Goal: Your task is to print all of the material verbatim.

START

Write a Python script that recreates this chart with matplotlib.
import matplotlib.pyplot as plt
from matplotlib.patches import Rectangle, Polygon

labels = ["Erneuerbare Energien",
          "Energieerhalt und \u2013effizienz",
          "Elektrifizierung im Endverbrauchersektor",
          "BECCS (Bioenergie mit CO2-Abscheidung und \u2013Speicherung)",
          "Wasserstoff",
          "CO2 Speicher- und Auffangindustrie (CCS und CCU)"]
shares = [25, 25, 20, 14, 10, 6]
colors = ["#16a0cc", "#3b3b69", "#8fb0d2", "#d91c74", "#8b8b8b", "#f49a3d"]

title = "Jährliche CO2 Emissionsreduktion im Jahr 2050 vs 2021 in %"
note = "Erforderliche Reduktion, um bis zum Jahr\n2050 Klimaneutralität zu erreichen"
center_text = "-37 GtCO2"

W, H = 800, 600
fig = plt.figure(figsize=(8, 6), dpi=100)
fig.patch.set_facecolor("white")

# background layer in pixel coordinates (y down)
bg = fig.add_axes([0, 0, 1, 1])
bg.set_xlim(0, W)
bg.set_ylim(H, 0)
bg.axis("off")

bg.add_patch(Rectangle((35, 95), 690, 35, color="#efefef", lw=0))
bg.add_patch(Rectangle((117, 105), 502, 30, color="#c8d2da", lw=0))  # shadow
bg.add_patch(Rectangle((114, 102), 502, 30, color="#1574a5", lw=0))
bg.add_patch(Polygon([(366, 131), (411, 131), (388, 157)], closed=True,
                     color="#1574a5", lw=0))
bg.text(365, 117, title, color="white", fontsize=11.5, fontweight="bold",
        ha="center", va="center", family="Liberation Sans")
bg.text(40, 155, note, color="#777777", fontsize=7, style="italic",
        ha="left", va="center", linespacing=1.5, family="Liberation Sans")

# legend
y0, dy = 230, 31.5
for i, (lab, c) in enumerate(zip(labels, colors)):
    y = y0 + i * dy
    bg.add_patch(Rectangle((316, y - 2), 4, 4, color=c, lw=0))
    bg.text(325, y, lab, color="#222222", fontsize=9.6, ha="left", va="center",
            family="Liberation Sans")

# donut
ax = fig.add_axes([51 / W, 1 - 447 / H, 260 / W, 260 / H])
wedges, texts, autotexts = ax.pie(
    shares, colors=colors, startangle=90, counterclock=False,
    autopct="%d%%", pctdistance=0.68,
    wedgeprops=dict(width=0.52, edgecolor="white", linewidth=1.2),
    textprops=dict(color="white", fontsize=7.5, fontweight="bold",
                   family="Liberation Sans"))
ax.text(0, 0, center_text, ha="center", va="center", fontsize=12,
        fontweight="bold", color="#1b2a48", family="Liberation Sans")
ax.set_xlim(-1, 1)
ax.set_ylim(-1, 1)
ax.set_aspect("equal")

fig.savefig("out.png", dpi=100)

END

Solution to the problem:
Write a Python script that recreates this chart with matplotlib.
import matplotlib.pyplot as plt
from matplotlib.patches import Rectangle, Polygon

labels = ["Erneuerbare Energien",
          "Energieerhalt und \u2013effizienz",
          "Elektrifizierung im Endverbrauchersektor",
          "BECCS (Bioenergie mit CO2-Abscheidung und \u2013Speicherung)",
          "Wasserstoff",
          "CO2 Speicher- und Auffangindustrie (CCS und CCU)"]
shares = [25, 25, 20, 14, 10, 6]
colors = ["#16a0cc", "#3b3b69", "#8fb0d2", "#d91c74", "#8b8b8b", "#f49a3d"]

title = "Jährliche CO2 Emissionsreduktion im Jahr 2050 vs 2021 in %"
note = "Erforderliche Reduktion, um bis zum Jahr\n2050 Klimaneutralität zu erreichen"
center_text = "-37 GtCO2"

W, H = 800, 600
fig = plt.figure(figsize=(8, 6), dpi=100)
fig.patch.set_facecolor("white")

# background layer in pixel coordinates (y down)
bg = fig.add_axes([0, 0, 1, 1])
bg.set_xlim(0, W)
bg.set_ylim(H, 0)
bg.axis("off")

bg.add_patch(Rectangle((35, 95), 690, 35, color="#efefef", lw=0))
bg.add_patch(Rectangle((117, 105), 502, 30, color="#c8d2da", lw=0))  # shadow
bg.add_patch(Rectangle((114, 102), 502, 30, color="#1574a5", lw=0))
bg.add_patch(Polygon([(366, 131), (411, 131), (388, 157)], closed=True,
                     color="#1574a5", lw=0))
bg.text(365, 117, title, color="white", fontsize=11.5, fontweight="bold",
        ha="center", va="center", family="Liberation Sans")
bg.text(40, 155, note, color="#777777", fontsize=7, style="italic",
        ha="left", va="center", linespacing=1.5, family="Liberation Sans")

# legend
y0, dy = 230, 31.5
for i, (lab, c) in enumerate(zip(labels, colors)):
    y = y0 + i * dy
    bg.add_patch(Rectangle((316, y - 2), 4, 4, color=c, lw=0))
    bg.text(325, y, lab, color="#222222", fontsize=9.6, ha="left", va="center",
            family="Liberation Sans")

# donut
ax = fig.add_axes([51 / W, 1 - 447 / H, 260 / W, 260 / H])
wedges, texts, autotexts = ax.pie(
    shares, colors=colors, startangle=90, counterclock=False,
    autopct="%d%%", pctdistance=0.68,
    wedgeprops=dict(width=0.52, edgecolor="white", linewidth=1.2),
    textprops=dict(color="white", fontsize=7.5, fontweight="bold",
                   family="Liberation Sans"))
ax.text(0, 0, center_text, ha="center", va="center", fontsize=12,
        fontweight="bold", color="#1b2a48", family="Liberation Sans")
ax.set_xlim(-1, 1)
ax.set_ylim(-1, 1)
ax.set_aspect("equal")

fig.savefig("out.png", dpi=100)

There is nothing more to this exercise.